Challenge ▸ Pictures are not part of the copy. Retype the lines from the first one through the line that contains "39.88, 39.86, 40.19, 40.17, 40.15, 40.13]".

Source data ▸

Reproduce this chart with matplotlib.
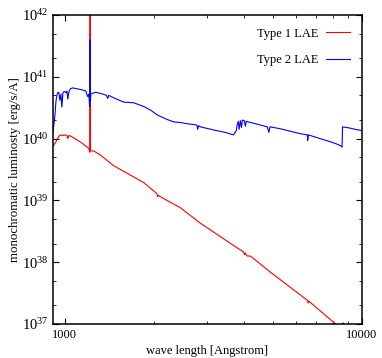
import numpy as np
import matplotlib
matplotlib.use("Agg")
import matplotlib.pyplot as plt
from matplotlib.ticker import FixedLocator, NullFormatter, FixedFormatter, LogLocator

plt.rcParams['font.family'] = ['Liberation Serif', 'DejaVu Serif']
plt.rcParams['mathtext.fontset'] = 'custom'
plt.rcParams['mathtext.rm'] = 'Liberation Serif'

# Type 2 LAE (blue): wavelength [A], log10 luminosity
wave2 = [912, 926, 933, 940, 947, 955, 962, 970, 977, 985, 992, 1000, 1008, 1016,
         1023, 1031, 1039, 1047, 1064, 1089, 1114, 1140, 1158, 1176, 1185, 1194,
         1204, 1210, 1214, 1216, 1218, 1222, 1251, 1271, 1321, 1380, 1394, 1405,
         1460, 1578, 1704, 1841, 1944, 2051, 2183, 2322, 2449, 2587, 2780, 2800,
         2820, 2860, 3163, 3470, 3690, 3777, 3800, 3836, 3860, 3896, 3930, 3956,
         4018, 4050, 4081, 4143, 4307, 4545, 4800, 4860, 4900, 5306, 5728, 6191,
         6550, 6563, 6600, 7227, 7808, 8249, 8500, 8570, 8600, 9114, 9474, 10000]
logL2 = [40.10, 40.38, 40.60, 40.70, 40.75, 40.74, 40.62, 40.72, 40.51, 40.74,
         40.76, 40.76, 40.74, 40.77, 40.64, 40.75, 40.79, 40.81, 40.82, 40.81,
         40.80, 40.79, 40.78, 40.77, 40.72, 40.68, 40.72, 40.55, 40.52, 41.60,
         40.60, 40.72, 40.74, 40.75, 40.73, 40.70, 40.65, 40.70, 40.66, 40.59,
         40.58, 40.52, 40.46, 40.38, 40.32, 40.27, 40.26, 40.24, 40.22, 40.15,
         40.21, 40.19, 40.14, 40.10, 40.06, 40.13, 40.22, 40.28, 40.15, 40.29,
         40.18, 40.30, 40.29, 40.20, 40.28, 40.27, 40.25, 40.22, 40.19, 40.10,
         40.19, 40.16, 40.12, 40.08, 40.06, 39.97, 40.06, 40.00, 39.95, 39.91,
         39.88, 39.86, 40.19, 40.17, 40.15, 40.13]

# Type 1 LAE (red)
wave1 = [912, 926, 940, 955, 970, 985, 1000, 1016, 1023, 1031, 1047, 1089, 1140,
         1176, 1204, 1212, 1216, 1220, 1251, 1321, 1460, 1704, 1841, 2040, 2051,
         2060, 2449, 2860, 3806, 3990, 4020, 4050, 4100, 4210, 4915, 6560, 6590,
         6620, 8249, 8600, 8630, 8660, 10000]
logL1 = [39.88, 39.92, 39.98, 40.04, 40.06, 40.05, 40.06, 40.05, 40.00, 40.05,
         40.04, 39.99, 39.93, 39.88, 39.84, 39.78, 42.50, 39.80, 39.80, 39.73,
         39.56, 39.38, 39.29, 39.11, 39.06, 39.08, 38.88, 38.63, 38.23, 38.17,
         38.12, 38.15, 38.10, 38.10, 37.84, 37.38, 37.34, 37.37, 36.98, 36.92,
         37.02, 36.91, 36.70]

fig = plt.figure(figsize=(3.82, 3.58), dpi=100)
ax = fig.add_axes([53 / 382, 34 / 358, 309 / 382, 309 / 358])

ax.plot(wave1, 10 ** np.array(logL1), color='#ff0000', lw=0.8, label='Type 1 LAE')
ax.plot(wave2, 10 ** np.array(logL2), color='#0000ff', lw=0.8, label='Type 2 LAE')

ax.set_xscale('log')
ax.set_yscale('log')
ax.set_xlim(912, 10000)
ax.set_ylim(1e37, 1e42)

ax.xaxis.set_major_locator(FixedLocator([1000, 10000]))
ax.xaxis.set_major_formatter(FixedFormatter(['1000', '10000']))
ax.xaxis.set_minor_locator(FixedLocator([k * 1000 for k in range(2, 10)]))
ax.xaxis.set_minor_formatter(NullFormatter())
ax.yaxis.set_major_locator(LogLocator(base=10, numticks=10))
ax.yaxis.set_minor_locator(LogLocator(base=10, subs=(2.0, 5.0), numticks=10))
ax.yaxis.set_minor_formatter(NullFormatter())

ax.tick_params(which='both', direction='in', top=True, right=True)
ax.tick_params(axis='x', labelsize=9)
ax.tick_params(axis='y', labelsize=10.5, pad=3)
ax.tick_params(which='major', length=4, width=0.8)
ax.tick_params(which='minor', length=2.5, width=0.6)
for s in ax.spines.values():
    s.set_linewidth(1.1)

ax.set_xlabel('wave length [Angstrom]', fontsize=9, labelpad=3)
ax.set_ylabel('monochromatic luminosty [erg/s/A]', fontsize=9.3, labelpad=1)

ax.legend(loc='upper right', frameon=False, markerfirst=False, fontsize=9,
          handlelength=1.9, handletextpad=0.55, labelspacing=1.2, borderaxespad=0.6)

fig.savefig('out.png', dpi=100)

Response to this exercise ▸
Reproduce this chart with matplotlib.
import numpy as np
import matplotlib
matplotlib.use("Agg")
import matplotlib.pyplot as plt
from matplotlib.ticker import FixedLocator, NullFormatter, FixedFormatter, LogLocator

plt.rcParams['font.family'] = ['Liberation Serif', 'DejaVu Serif']
plt.rcParams['mathtext.fontset'] = 'custom'
plt.rcParams['mathtext.rm'] = 'Liberation Serif'

# Type 2 LAE (blue): wavelength [A], log10 luminosity
wave2 = [912, 926, 933, 940, 947, 955, 962, 970, 977, 985, 992, 1000, 1008, 1016,
         1023, 1031, 1039, 1047, 1064, 1089, 1114, 1140, 1158, 1176, 1185, 1194,
         1204, 1210, 1214, 1216, 1218, 1222, 1251, 1271, 1321, 1380, 1394, 1405,
         1460, 1578, 1704, 1841, 1944, 2051, 2183, 2322, 2449, 2587, 2780, 2800,
         2820, 2860, 3163, 3470, 3690, 3777, 3800, 3836, 3860, 3896, 3930, 3956,
         4018, 4050, 4081, 4143, 4307, 4545, 4800, 4860, 4900, 5306, 5728, 6191,
         6550, 6563, 6600, 7227, 7808, 8249, 8500, 8570, 8600, 9114, 9474, 10000]
logL2 = [40.10, 40.38, 40.60, 40.70, 40.75, 40.74, 40.62, 40.72, 40.51, 40.74,
         40.76, 40.76, 40.74, 40.77, 40.64, 40.75, 40.79, 40.81, 40.82, 40.81,
         40.80, 40.79, 40.78, 40.77, 40.72, 40.68, 40.72, 40.55, 40.52, 41.60,
         40.60, 40.72, 40.74, 40.75, 40.73, 40.70, 40.65, 40.70, 40.66, 40.59,
         40.58, 40.52, 40.46, 40.38, 40.32, 40.27, 40.26, 40.24, 40.22, 40.15,
         40.21, 40.19, 40.14, 40.10, 40.06, 40.13, 40.22, 40.28, 40.15, 40.29,
         40.18, 40.30, 40.29, 40.20, 40.28, 40.27, 40.25, 40.22, 40.19, 40.10,
         40.19, 40.16, 40.12, 40.08, 40.06, 39.97, 40.06, 40.00, 39.95, 39.91,
         39.88, 39.86, 40.19, 40.17, 40.15, 40.13]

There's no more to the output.